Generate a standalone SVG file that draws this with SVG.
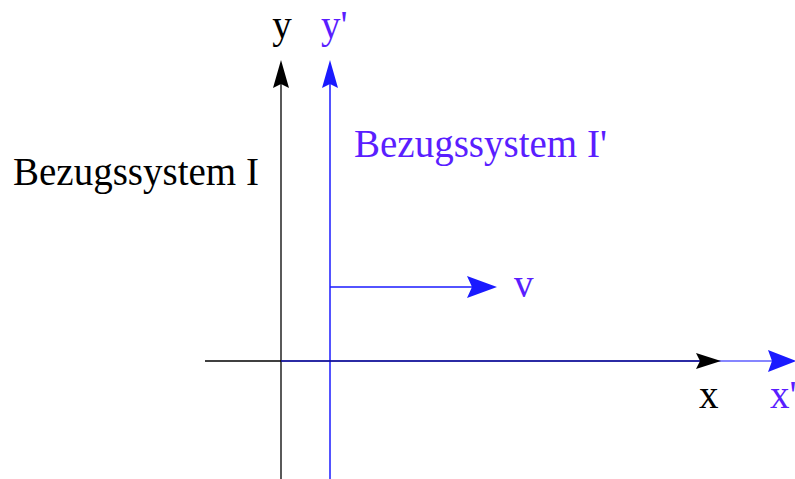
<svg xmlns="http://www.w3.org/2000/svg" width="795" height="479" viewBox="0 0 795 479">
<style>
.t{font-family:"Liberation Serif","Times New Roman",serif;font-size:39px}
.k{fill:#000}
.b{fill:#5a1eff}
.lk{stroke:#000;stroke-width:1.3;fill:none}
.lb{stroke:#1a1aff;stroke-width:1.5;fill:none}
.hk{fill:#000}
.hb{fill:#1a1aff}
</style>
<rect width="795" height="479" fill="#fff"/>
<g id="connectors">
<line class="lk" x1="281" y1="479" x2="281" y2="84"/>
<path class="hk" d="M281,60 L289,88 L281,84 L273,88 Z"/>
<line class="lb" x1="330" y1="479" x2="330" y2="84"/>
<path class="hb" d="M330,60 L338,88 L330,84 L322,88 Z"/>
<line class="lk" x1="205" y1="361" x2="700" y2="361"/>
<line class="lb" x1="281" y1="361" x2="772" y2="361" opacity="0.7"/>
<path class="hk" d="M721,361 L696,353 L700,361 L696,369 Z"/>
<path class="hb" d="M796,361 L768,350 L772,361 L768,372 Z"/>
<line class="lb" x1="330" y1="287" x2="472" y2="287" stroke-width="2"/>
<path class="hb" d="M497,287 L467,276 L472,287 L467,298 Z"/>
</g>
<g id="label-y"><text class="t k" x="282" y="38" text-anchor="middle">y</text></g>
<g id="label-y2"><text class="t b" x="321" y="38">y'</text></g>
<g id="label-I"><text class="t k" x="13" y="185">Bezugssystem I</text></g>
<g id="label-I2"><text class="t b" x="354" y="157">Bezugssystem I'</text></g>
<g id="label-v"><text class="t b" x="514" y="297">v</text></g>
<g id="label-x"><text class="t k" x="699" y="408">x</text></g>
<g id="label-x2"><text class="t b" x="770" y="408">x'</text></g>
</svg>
- - -
_WHAT YOU NEED TO DO_
Transcribe the material exactly, leaving every picture out.

_SOLUTION TO THE PROBLEM_
Generate a standalone SVG file that draws this with SVG.
<svg xmlns="http://www.w3.org/2000/svg" width="795" height="479" viewBox="0 0 795 479">
<style>
.t{font-family:"Liberation Serif","Times New Roman",serif;font-size:39px}
.k{fill:#000}
.b{fill:#5a1eff}
.lk{stroke:#000;stroke-width:1.3;fill:none}
.lb{stroke:#1a1aff;stroke-width:1.5;fill:none}
.hk{fill:#000}
.hb{fill:#1a1aff}
</style>
<rect width="795" height="479" fill="#fff"/>
<g id="connectors">
<line class="lk" x1="281" y1="479" x2="281" y2="84"/>
<path class="hk" d="M281,60 L289,88 L281,84 L273,88 Z"/>
<line class="lb" x1="330" y1="479" x2="330" y2="84"/>
<path class="hb" d="M330,60 L338,88 L330,84 L322,88 Z"/>
<line class="lk" x1="205" y1="361" x2="700" y2="361"/>
<line class="lb" x1="281" y1="361" x2="772" y2="361" opacity="0.7"/>
<path class="hk" d="M721,361 L696,353 L700,361 L696,369 Z"/>
<path class="hb" d="M796,361 L768,350 L772,361 L768,372 Z"/>
<line class="lb" x1="330" y1="287" x2="472" y2="287" stroke-width="2"/>
<path class="hb" d="M497,287 L467,276 L472,287 L467,298 Z"/>
</g>
<g id="label-y"><text class="t k" x="282" y="38" text-anchor="middle">y</text></g>
<g id="label-y2"><text class="t b" x="321" y="38">y'</text></g>
<g id="label-I"><text class="t k" x="13" y="185">Bezugssystem I</text></g>
<g id="label-I2"><text class="t b" x="354" y="157">Bezugssystem I'</text></g>
<g id="label-v"><text class="t b" x="514" y="297">v</text></g>
<g id="label-x"><text class="t k" x="699" y="408">x</text></g>
<g id="label-x2"><text class="t b" x="770" y="408">x'</text></g>
</svg>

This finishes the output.